IRJE #4 – The Magicians Nephew by C. S. Lewis, 1955

The Magicians Nephew is one of the seven books in the Chronicles of Narnia. Including The Magicians Nephew, which I have just read, I have read five of the seven books. I really enjoy these fantasy adventure books and I like how the author writes. I can always picture in my head what’s happening whilst reading. In this book, The Magicians Nephew, Digory (the nephew) and Polly become friends in London when Digory’s uncle (the magician which he does not realise yet) gives them magic rings which sends them into the ‘Wood between the Worlds’. In this wood, they can use the rings to travel to different world by jumping into one of the many ponds. When they enter one, they find themselves in a new world. They come across an old room in an abandoned stone courtyard with broken walls and pillars, and thought there were lots of people in the room at first, but they were portraits hung on the walls. The furthest left portraits looked like nice and friendly people, but the further they moved down the wall, the nastier the people were. At the very end, there was an image of a woman. She looked beautiful, but fierce. Digory and Polly determined that she was the queen. And beyond her, there were empty chairs as if there were meant to be more people. In the middle of the room, there was a table which they went over to inspect. Some foreign language was engraved on the stone which they could not understand at first. This is when I came across this passage of the book.
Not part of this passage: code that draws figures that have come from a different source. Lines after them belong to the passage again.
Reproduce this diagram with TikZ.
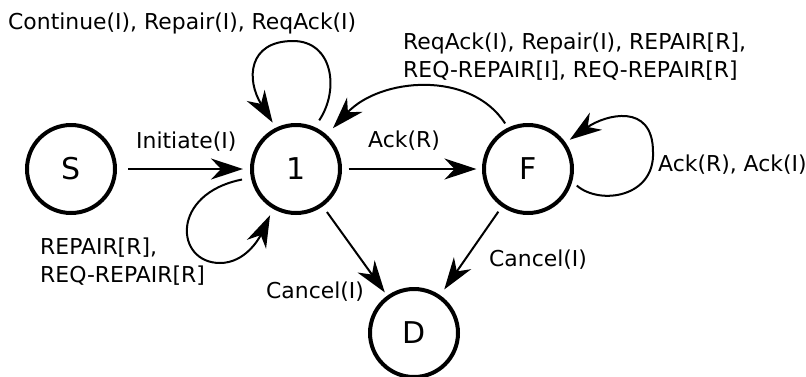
\documentclass[tikz,border=0pt]{standalone}
\usepackage{fontspec}
\setmainfont{DejaVu Sans}
\usetikzlibrary{arrows.meta}
\begin{document}
\begin{tikzpicture}[x=1pt,y=-1pt,
  state/.style={circle,draw,line width=4pt,minimum size=88pt,inner sep=0pt,font=\fontsize{30}{36}\selectfont},
  edge/.style={line width=2pt,-{Stealth[length=32pt,width=21pt,inset=10pt]},shorten <=6pt,shorten >=6pt},
  lbl/.style={font=\fontsize{21.9}{27.5}\selectfont,inner sep=0pt,anchor=base west,align=left}]
\useasboundingbox (0,0) rectangle (806,376);
\node[state] (S) at (71,169) {S};
\node[state] (n1) at (296,169) {1};
\node[state] (F) at (528,169) {F};
\node[state] (D) at (414,333) {D};
\coordinate (t1) at (293,41);
\coordinate (b1) at (220,263);
\coordinate (fr) at (653,152);
% straight edges
\draw[edge,shorten <=11pt,shorten >=7pt] (S) -- (n1);
\draw[edge,shorten <=6.5pt,shorten >=5.5pt] (n1) -- (F);
\draw[edge,shorten <=7pt,shorten >=4pt] (n1) -- (D);
\draw[edge,shorten <=6pt,shorten >=7pt] (F) -- (D);
% self loop on 1 (top)
\draw[edge,shorten <=8pt,shorten >=6pt] (n1.66) .. controls +(25,-37) and +(40,0) .. (t1) .. controls +(-45,0) and +(-30,-48) .. (n1.116);
% self loop on 1 (bottom left)
\draw[edge,shorten <=9pt,shorten >=7pt] (n1.191) .. controls +(-81,16) and +(-45,0) .. (b1) .. controls +(25,0) and +(-14,30) .. (n1.240);
% F to 1 curve
\draw[edge,shorten <=5pt,shorten >=9pt] (F.116.6) .. controls +(-37.5,-58) and +(53,-57) .. (n1.48);
% self loop on F
\draw[edge,shorten <=6pt,shorten >=5pt] (F.344) .. controls +(28,24) and +(2,45) .. (fr) .. controls +(0,-50) and +(39.5,-28) .. (F.35);
% labels
\node[lbl] (l1) at (8,29) {Continue(I), Repair(I), ReqAck(I)};
\node[lbl] (l2) at (136,148) {Initiate(I)};
\node[lbl] (l3) at (368,147) {Ack(R)};
\node[lbl] (l4) at (403,77) {ReqAck(I), Repair(I), REPAIR[R],\\REQ-REPAIR[I], REQ-REPAIR[R]};
\node[lbl] (l5) at (658,171) {Ack(R), Ack(I)};
\node[lbl] (l6) at (40,282) {REPAIR[R],\\REQ-REPAIR[R]};
\node[lbl] (l7) at (266,298) {Cancel(I)};
\node[lbl] (l8) at (489,266) {Cancel(I)};
\end{tikzpicture}
\end{document}
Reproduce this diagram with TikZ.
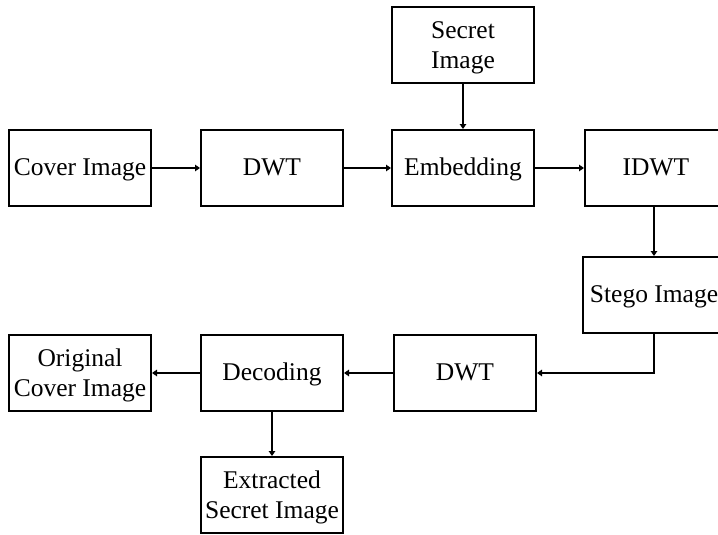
\documentclass[tikz,border=0pt]{standalone}
\usepackage{fontspec}
\setmainfont{Liberation Serif}
\usetikzlibrary{arrows.meta}
\begin{document}
\begin{tikzpicture}[x=1pt,y=-1pt,
  block/.style={draw=black, line width=2pt, rectangle, minimum width=142pt,
    minimum height=76pt, inner sep=0pt, align=center,
    font=\fontsize{25.5}{29.5}\selectfont},
  twoline/.style={block, text height=49.5pt, text depth=3pt},
  oneline/.style={block, align=none, text height=19pt, text depth=4pt},
  flow/.style={line width=2pt,
    -{Triangle[length=0.01pt,width=0.01pt,sep=2.5pt]Triangle[length=5pt,width=6.5pt]}}]
\useasboundingbox (0,0) rectangle (718,535);
\clip (0,0) rectangle (718,535);

% encoding chain
\node[twoline] (secret)  at (463,45)  {Secret\\Image};
\node[oneline] (cover)   at (80,168)  {Cover Image};
\node[oneline] (dwta)    at (272,168) {DWT};
\node[oneline] (embed)   at (463,168) {Embedding};
\node[oneline] (idwt)    at (656,168) {IDWT};
\node[oneline] (stego)   at (654,295) {Stego Image};

% decoding chain
\node[oneline] (dwtb)      at (465,373) {DWT};
\node[oneline] (decode)    at (272,373) {Decoding};
\node[twoline] (original)  at (80,373)  {Original\\Cover Image};
\node[twoline] (extracted) at (272,495) {Extracted\\Secret Image};

\draw[flow] (cover) -- (dwta);
\draw[flow] (dwta) -- (embed);
\draw[flow] (secret) -- (embed);
\draw[flow] (embed) -- (idwt);
\draw[flow] (idwt.south -| stego.north) -- (stego.north);
\draw[flow] (stego.south) |- (dwtb.east);
\draw[flow] (dwtb) -- (decode);
\draw[flow] (decode) -- (original);
\draw[flow] (decode) -- (extracted);
\end{tikzpicture}
\end{document}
If only Digory had remembered what he himself had said a few minutes ago, that this was an enchanted room, he might have guessed that the enchantment was beginning to work. But he was too wild with curiosity to think about that. He was longer more and more to know what was written on the pillar. And very soon they both knew. What it said was something like this – at least this is the sense of it through the poetry, when you read it there, was better:

Make your choice adventurous Stranger;

Strike the bell and bide the danger,

Or wonder, till it drives you mad,

What would have followed if you had (p. 35)

After reading this, they got into a quarrel because Polly did not with to continue but Digory did. At last, Digory hit the bell with the hammer, which was the choice they had to make to find out what would happen, and it were like a mini earthquake had happened. The room was filled with such loud noise and rumbling. Once it had stopped, at the end of the room where the image of the cruel woman had been, had come alive.

I chose this passage because I find it an important part of the story to learn how the queen came to be which will start Narnia and give readers a better understanding of how the story starts. Because of what happened here, they entered (unknowingly) into the land of Narnia by entering the wrong pond and then they got to watch it be created by Aslan which will be the start of the real adventures for anyone who comes across Narnia by mistake, which will be in the other books.